At the 8th International AIDS Society (IAS) Conference on HIV Pathogenesis, Treatment and Prevention, Dr Asier Saez-Cirion (HIV, Inflammation and Persistence Unit, Institut Pasteur) presented the world’s first case of prolonged remission, in a child being monitored in the French ANRS pediatric cohort.
Now a young woman of eighteen and a half, she was infected at birth by mother-to-child transmission and is now in virological remission, despite not having taken any antiretroviral therapy for the last twelve years. Monitored in the French ANRS pediatric cohort, this young woman seems to have benefited from the treatment that was initiated shortly after her birth and was continued for almost six years before being stopped. Her case suggests that long-term remission after early treatment may be achieved in children infected with HIV at birth, as demonstrated in 20 adults in the ANRS VISCONTI study.
As a result of your study, are you able to confirm the reasons why this young woman is in remission?
Dr Asier Saez-Cirion: Our work has demonstrated for the first time that long-term remission from HIV infection can be achieved in a child infected during the perinatal period, following discontinuation of effective antiretroviral therapy begun very early on, during the first few months of life.
We have proved that this child has none of the genetic factors known to be associated with natural infection control. Most likely she has been in virological remission so long because she received a combination of effective antiretrovirals very soon after infection.
If started very early, antiretrovirals may limit the constitution of viral reservoirs and preserve the body’s immune defenses. However, remission of infection is a rare phenomenon, and is without doubt due to a combination of several factors, possibly including factors that are specific to the host.
What is the difference between this young patient and the adult patients in the ANRS VISCONTI cohort?
Dr Asier Saez-Cirion: From a clinical, immunological and virological point of view, the case of this young woman is similar to that of adult patients in the ANRS EP47 VISCONTI study who, after a median of three years on antiretroviral therapy, initiated at primary infection (i.e. during the first few months after infection), showed virological and immunological control of their infection for a median of ten years, without having resumed antiretrovirals.

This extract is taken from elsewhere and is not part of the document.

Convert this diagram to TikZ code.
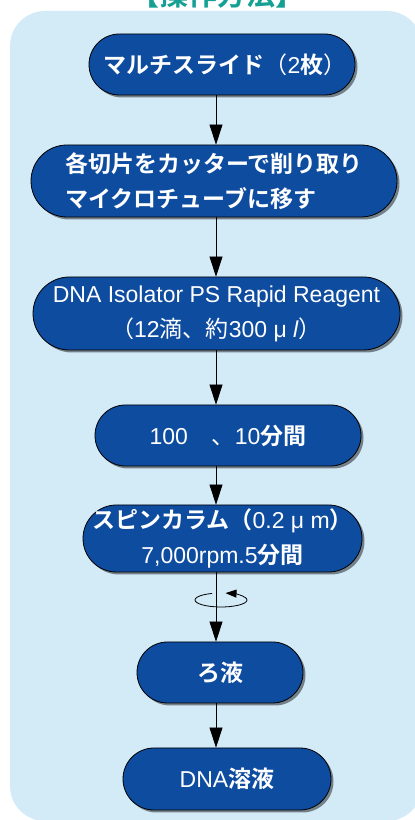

Prior to this study, the only known case of remission in children had been the Mississippi Baby, who subsequently lost control of the infection after 24 months. Given the immaturity of this child’s immune system, it was not then known whether prolonged remission was possible in children.
Did this young patient and the ANRS VISCONTI cohort receive a particular type of treatment?

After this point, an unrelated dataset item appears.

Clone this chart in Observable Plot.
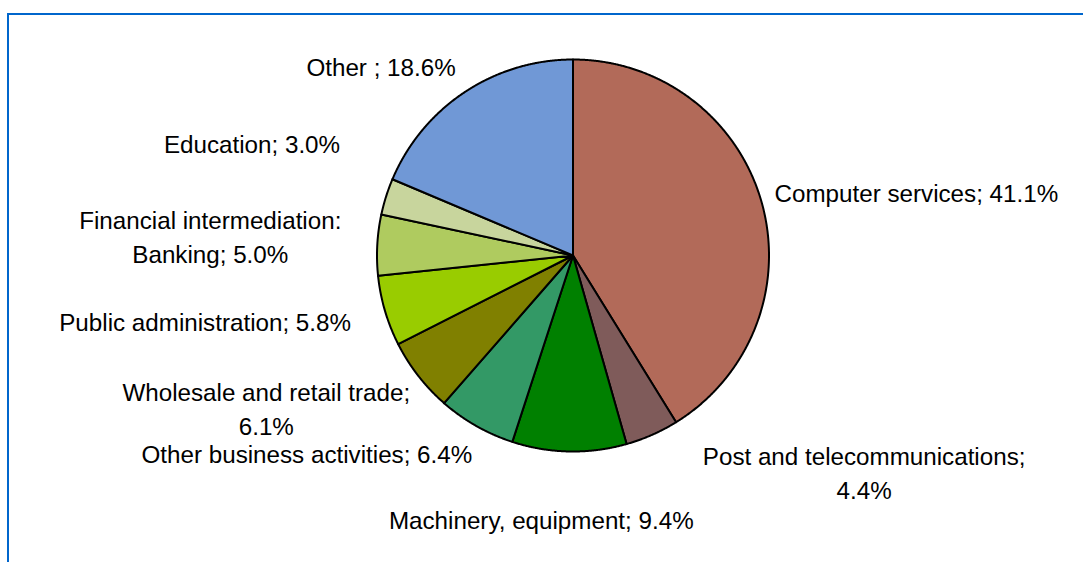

Dr Asier Saez-Cirion: All these patients received standard treatment comprising different combinations of antiretroviral molecules, providing optimal infection control. These are treatments to which patients routinely have access in clinical settings. The common factor between the cases we are currently studying is that the treatment was started very soon after infection.
How will this discovery change the treatment provided for AIDS patients?
Dr Asier Saez-Cirion: This first, highly documented case should certainly encourage an overall strategy to administer antiretrovirals, within the weeks following birth, to all babies infected during pregnancy or delivery. However, we are as yet unable to predict who will benefit from a remission following discontinuation of treatment. It has been amply shown that uncontrolled infection following discontinuation of treatment has negative consequences for the patient. For this reason, discontinuation of antiretroviral treatment is not recommended, either in adults or in children, outside clinical trials.
In what respects is the IAS Conference an important event for scientists carrying out research into HIV?
Dr Asier Saez-Cirion: The IAS Conference is the largest international gathering of people involved in the fight against AIDS. This conference is unique in that it involves not only scientists, but also clinicians, community representatives, patients, etc., who meet to share the latest developments in fundamental and clinical research and the possible application of these results. In addition, since 2010 this conference has been preceded by the Towards an HIV Cure symposium, which has become a benchmark for specialists working on strategies for HIV remission and cure. This symposium was created on the initiative of Françoise Barré-Sinoussi, a scientist at the Institut Pasteur, who was awarded the Nobel Prize in Medicine in 2008 for her discovery of HIV.
This work was funded by the ANRS and conducted with the collaboration of teams from the Institut Pasteur, Inserm and the Paris University Hospitals.